Murat had not yet released his 1,000 bottles in late May of 2018, and with 16.5% alcohol he wondered if he'd ever release it in Sweden. It is, he explained, a very different vintage than the year before (see my tasting notes on the 2015 vintage here). It was very warm -- about 26 Celsius or nearly 80 degrees Fahrenheit -- in September when they harvested. Aged in 50% oak barrels, it is a beautiful mid-gold color in the glass. Made entirely from the Solaris grape, its nose is floral with fruit notes of lychee and kiwi, and a bit of sea air, like low tide. I was pleased to have recognized this when Murat explained that he had fertilized it with seaweed. We are near to the coast here. Compare this dry wine to a Viognier, though lighter and far less creamy, with sharper acidity. Murat mentioned having paired it with a dish of asparagus, mozzarella, and fried egg.

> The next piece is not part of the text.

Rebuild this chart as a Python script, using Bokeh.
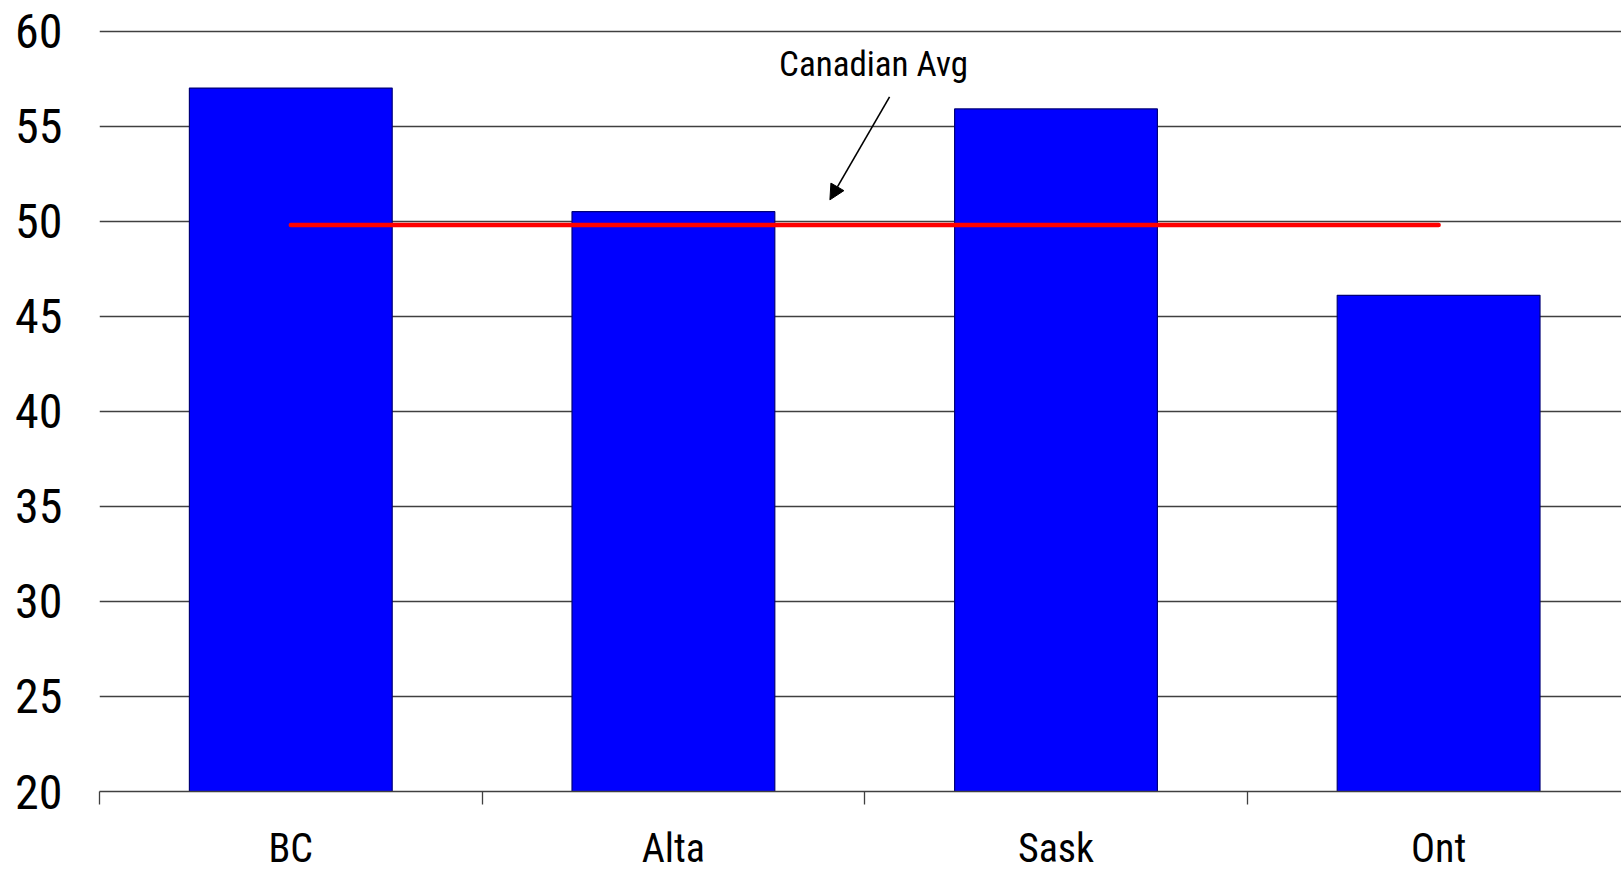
from bokeh.plotting import figure
from bokeh.models import (Range1d, FixedTicker, ColumnDataSource, Arrow, NormalHead,
                          Label)
from bokeh.embed import file_html
from bokeh.resources import INLINE

provinces = ["BC", "Alta", "Sask", "Ont"]
shares = [57.0, 50.5, 55.9, 46.1]
canadian_avg = 49.8
y_ticks = [20, 25, 30, 35, 40, 45, 50, 55, 60]

FONT = "'Liberation Sans Narrow', 'Arial Narrow', 'Roboto Condensed', sans-serif"

centers = [i + 0.5 for i in range(len(provinces))]
boundaries = [float(i) for i in range(len(provinces) + 1)]

p = figure(width=1621, height=874, output_backend="svg", toolbar_location=None,
           x_range=Range1d(0, 3.978), y_range=Range1d(20, 60.08))
p.min_border_left = 99
p.min_border_right = 0
p.min_border_top = 29
p.min_border_bottom = 80
p.outline_line_color = None
p.background_fill_color = "white"
p.border_fill_color = "white"

src = ColumnDataSource(dict(x=centers, top=shares))
p.vbar(x="x", top="top", bottom=20, width=0.53, source=src,
       fill_color="#0000FF", line_color="#00007A", line_width=1.2)

# Canadian average line across the provinces
p.line(x=[centers[0], centers[-1]], y=[canadian_avg, canadian_avg],
       line_color="#FF0000", line_width=4.5, line_cap="round")

# annotation with arrow pointing at the average line
p.add_layout(Arrow(end=NormalHead(size=15, fill_color="black", line_color="black", line_width=1),
                   x_start=2.065, y_start=56.54, x_end=1.909, y_end=51.12,
                   line_color="black", line_width=1.6))
p.add_layout(Label(x=2.023, y=57.15, text="Canadian Avg", text_align="center",
                   text_baseline="bottom", text_font=FONT,
                   text_font_size="35px", text_color="black"))

# axes
p.xgrid.grid_line_color = None
p.ygrid.grid_line_color = "#404040"
p.ygrid.grid_line_width = 1.3
p.ygrid.ticker = FixedTicker(ticks=y_ticks)

p.yaxis.ticker = FixedTicker(ticks=y_ticks)
p.yaxis.axis_line_color = None
p.yaxis.major_tick_line_color = None
p.yaxis.minor_tick_line_color = None
p.yaxis.major_label_standoff = 31
p.yaxis.major_label_text_font = FONT
p.yaxis.major_label_text_font_size = "48px"
p.yaxis.major_label_text_color = "black"

p.xaxis.ticker = FixedTicker(ticks=centers, minor_ticks=boundaries)
p.xaxis.major_label_overrides = {c: name for c, name in zip(centers, provinces)}
p.xaxis.axis_line_color = "#404040"
p.xaxis.axis_line_width = 1.3
p.xaxis.major_tick_line_color = None
p.xaxis.minor_tick_line_color = "#404040"
p.xaxis.minor_tick_line_width = 1.3
p.xaxis.minor_tick_in = 0
p.xaxis.minor_tick_out = 13
p.xaxis.major_label_standoff = 20
p.xaxis.major_label_text_font = FONT
p.xaxis.major_label_text_font_size = "40px"
p.xaxis.major_label_text_color = "black"

open("out.html", "w").write(file_html(p, INLINE))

NV Vingården i Klagshamn "Ego4"

Klagshamn's "Ego" wines are multi-vintage, that is to say the bottle we drank on this occasion was blended in the barrel from each of the five harvests from 2012 through 2016. It is the "fourth" edition. Expect it to be less fruit forward, more complex, perhaps a unique pairing to smoked duck. This best seller of all the Klagshamn wines in restaurants seeks to be less fruity and more mature than its cousins from the same vineyard. It's beautiful darker gold in the glass, with notes in the nose of cedar, wooden embers, butter, and a touch of apple. The apple is more assertive on the palate, who with notes of gently toasted brown sugar reminds us of the sophisticated qualities of a Port wine.

I asked Murat what he might like to try making next. Frühburgunder might interest him. Fitting given that it's essentially a mutation of Pinot Noir that ripens early and is therefor suited to cooler climates. Indeed, Swedish wine has an exciting future ahead.